ABA Ethics Committee on copying clients on emails to opposing counsel

Nicole Black, BridgeTower Media Newswires

In past columns, I’ve addressed the many issues encountered when lawyers use electronic forms of communication. Among them are the host of security and ethical issues encountered when lawyers use email to communicate with their clients. Notably, there’s a reason I keep writing about this topic: in recent months, ethics committees from multiple jurisdictions have handed down opinions focused on these very issues.

Most recently, I discussed a New York City Bar Association ethics opinion, Formal Opinion 2022-3 (online: https://tinyurl. com/NYCBAR2022-3). At issue in this opinion was whether it is ethical for lawyers to cc or bcc their clients on emails sent to other attorneys. The Committee on Professional Ethics explained that this common practice triggers several ethical concerns and advised lawyers to think twice before copying clients on an email.

One situation that the New York City Ethics Committee addressed was whether lawyers should bcc “their client on an email with other counsel and the client then replies to all.” The Committee joined other jurisdictions in concluding that in that situation, the attorney of the client who has been bcc’d “has not impliedly consented, without more, to other counsel’s contacting the attorney’s client.”

The American Bar Association addressed this same issue a few weeks ago in Formal Opinion 503 (online: https://www. americanbar.org/content/dam/aba/administrative/professional_responsibility/aba-formal-opinion-503.pdf).

The ABA Committee considered the issue of implied consent when bcc’ing a client and reached a result that differed from that of several ethics committees, including the New York City Ethics Committee.

The ABA Committee explained the rationale for its departure was grounded in providing clarity for lawyers seeking ethical guidance: “Several states have answered this question in the negative, concluding that sending lawyers have not impliedly consented to the reply all communication with their clients.
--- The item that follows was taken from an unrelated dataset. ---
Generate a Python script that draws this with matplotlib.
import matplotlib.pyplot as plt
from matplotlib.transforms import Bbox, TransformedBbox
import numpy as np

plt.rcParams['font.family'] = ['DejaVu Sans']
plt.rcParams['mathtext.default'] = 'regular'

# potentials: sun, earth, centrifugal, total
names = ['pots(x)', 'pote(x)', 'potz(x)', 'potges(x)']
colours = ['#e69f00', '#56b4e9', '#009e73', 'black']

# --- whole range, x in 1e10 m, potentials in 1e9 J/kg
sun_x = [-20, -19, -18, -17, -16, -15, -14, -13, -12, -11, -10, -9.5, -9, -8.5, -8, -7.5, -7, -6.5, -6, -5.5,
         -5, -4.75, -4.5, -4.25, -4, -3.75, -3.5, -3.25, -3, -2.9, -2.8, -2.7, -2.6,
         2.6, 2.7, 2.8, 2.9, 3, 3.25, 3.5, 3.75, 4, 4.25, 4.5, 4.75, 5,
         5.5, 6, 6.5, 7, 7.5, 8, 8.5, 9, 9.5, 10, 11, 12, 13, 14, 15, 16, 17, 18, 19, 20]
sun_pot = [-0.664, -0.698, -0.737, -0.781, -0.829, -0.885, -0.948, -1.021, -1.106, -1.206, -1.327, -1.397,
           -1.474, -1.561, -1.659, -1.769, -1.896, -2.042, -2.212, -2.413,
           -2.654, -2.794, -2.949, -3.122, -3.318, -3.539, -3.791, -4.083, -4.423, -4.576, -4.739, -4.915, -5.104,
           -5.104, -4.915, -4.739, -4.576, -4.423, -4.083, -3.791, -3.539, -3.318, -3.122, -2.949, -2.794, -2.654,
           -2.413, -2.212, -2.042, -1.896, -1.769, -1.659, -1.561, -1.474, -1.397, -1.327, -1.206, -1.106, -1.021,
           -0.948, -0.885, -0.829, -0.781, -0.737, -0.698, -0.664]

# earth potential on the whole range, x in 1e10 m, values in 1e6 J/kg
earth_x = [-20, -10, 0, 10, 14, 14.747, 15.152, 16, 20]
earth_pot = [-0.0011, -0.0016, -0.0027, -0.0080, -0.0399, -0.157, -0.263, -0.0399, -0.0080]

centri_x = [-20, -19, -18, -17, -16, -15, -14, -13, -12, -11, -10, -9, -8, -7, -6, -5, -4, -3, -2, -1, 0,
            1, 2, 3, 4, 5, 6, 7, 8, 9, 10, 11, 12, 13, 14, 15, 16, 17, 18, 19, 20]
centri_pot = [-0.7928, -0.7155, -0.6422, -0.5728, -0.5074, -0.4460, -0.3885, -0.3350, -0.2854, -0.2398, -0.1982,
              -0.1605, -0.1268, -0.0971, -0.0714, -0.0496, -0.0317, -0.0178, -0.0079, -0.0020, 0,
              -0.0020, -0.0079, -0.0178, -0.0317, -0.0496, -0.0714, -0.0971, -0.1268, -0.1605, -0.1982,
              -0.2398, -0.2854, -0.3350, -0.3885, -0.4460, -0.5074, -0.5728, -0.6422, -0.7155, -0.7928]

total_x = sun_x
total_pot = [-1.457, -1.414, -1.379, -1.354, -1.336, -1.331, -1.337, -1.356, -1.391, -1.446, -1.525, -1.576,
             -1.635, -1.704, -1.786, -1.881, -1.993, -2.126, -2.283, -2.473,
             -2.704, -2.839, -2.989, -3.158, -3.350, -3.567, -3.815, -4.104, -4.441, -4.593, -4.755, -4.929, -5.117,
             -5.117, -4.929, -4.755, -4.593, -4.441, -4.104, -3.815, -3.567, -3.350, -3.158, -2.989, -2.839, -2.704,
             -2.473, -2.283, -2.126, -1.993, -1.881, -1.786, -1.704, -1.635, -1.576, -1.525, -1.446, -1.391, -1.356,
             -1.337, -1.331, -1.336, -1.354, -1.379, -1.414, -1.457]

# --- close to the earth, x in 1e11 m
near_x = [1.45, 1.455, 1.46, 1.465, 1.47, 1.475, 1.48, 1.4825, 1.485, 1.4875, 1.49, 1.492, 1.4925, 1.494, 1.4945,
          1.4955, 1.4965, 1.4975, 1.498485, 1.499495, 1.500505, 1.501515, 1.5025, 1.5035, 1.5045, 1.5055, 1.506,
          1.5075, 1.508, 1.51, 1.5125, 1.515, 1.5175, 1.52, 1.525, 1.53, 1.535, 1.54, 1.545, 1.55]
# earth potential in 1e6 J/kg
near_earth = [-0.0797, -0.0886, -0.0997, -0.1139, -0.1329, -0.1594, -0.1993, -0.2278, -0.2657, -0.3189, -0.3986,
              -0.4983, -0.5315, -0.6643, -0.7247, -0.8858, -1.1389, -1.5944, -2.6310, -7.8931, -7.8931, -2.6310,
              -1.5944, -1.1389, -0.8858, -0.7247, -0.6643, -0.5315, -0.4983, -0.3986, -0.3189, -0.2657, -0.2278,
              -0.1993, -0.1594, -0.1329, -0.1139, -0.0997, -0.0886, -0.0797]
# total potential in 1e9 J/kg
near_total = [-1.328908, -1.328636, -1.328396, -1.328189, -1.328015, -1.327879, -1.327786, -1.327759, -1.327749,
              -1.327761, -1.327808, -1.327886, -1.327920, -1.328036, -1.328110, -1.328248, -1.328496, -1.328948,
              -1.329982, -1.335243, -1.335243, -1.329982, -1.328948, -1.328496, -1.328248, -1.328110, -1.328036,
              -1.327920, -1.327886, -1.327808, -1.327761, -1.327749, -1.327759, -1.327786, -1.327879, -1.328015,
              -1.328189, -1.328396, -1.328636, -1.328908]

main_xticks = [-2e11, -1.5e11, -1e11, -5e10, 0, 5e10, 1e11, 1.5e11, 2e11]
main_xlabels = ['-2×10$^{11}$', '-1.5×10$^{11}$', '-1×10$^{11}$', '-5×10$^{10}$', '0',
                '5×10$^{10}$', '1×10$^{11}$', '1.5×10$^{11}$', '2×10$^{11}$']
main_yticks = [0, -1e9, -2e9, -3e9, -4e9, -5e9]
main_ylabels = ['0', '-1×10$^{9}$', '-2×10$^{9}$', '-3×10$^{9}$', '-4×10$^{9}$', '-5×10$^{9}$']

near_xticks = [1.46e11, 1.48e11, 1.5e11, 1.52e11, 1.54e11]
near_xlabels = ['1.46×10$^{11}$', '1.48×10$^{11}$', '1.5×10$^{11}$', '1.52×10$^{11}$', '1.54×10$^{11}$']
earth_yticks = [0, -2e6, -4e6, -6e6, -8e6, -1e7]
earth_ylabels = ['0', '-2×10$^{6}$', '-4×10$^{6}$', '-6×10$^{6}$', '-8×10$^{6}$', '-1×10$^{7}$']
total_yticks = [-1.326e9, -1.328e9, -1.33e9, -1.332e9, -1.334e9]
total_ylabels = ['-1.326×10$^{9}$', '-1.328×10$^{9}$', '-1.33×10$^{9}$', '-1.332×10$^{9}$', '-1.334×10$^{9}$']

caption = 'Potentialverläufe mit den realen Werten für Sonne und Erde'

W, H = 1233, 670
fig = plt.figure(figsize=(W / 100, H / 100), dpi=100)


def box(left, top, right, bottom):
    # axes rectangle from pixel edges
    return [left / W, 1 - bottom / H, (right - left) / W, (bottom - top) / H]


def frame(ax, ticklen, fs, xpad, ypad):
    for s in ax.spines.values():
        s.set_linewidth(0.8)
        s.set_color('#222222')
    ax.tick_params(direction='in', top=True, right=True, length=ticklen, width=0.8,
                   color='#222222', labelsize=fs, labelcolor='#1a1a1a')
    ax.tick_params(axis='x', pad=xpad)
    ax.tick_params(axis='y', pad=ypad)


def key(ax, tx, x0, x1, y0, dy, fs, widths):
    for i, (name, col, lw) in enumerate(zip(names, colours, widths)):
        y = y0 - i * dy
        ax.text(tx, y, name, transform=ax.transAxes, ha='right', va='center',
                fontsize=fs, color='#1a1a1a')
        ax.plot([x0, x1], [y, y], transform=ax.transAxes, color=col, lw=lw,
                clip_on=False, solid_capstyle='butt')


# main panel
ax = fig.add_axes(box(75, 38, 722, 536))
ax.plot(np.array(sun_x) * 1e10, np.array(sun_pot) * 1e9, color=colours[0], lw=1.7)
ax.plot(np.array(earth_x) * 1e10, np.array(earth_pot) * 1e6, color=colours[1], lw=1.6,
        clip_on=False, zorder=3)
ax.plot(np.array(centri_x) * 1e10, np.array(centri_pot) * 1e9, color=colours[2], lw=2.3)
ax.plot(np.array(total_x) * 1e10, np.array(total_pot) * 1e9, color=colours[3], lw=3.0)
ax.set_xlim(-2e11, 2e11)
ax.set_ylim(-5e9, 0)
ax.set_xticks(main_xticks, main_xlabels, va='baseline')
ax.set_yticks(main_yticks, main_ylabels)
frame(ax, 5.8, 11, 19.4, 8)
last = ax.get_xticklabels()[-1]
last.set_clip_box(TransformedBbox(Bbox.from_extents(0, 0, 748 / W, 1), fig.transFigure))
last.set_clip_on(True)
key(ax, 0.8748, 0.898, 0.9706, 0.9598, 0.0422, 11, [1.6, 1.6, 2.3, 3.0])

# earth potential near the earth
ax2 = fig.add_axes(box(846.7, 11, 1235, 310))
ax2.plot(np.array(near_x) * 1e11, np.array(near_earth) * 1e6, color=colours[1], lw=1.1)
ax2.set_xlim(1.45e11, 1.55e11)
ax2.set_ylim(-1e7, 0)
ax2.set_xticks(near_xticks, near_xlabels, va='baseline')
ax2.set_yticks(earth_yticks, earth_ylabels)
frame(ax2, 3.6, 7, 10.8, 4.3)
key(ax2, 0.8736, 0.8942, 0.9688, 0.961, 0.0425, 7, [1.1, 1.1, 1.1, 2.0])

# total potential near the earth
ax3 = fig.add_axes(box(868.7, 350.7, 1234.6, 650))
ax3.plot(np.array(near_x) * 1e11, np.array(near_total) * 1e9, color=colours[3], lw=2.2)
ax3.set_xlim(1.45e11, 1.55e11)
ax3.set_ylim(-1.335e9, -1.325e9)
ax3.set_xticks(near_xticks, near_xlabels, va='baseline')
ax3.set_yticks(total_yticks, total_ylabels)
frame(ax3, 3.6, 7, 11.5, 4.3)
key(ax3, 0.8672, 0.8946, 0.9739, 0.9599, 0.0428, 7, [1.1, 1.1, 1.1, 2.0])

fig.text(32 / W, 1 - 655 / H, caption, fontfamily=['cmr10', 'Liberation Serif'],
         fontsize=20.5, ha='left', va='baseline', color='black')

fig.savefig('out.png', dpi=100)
Although these states conclude that consent may not be implied solely because the sending lawyer copied the client on the email to receiving counsel, they also generally concede that consent may be implied from a variety of circumstances beyond simply having copied the client on a particular email. … This variety of circumstances, however, muddies the interpretation of the Rule, making it difficult for receiving counsel to discern the proper course of action or leaving room for disputes.”

According to the ABA Committee, a clear-cut rule was required in order to remove any doubt and ensure that lawyers clearly understood how to proceed when copying clients on emails: “In the absence of special circumstances, lawyers who copy their clients on an electronic communication sent to counsel representing another person in the matter impliedly consent to receiving counsel’s ‘reply all’ to the communication.”

Next, the Committee provided lawyers seeking to share emails with their clients with alternative mechanisms: “(U)nless that result is intended, lawyers should not copy their clients on electronic communications to such counsel; instead, lawyers should separately forward these communications to their clients. Alternatively, lawyers may communicate in advance to receiving counsel that they do not consent to receiving counsel replying all, which would override the presumption of implied consent.”

While the ABA Committee’s intent is to provide clarity, its determination is at odds with the conclusions reached in other jurisdictions. As a result, lawyers are faced with conflicting conclusions about the proper use of email, and unfortunately, I fully expect things to get worse as more jurisdictions address the landmine of ethical issues presented by email communications with clients.

As far as I’m concerned, the writing is on the wall: email is outdated, and lawyers should consider using more secure electronic communication methods, such as client portals, in order to protect client confidentiality and avoid ethics violations. There are better, more secure electronic communication methods available, and I would strongly recommend making that transition sooner, rather than later.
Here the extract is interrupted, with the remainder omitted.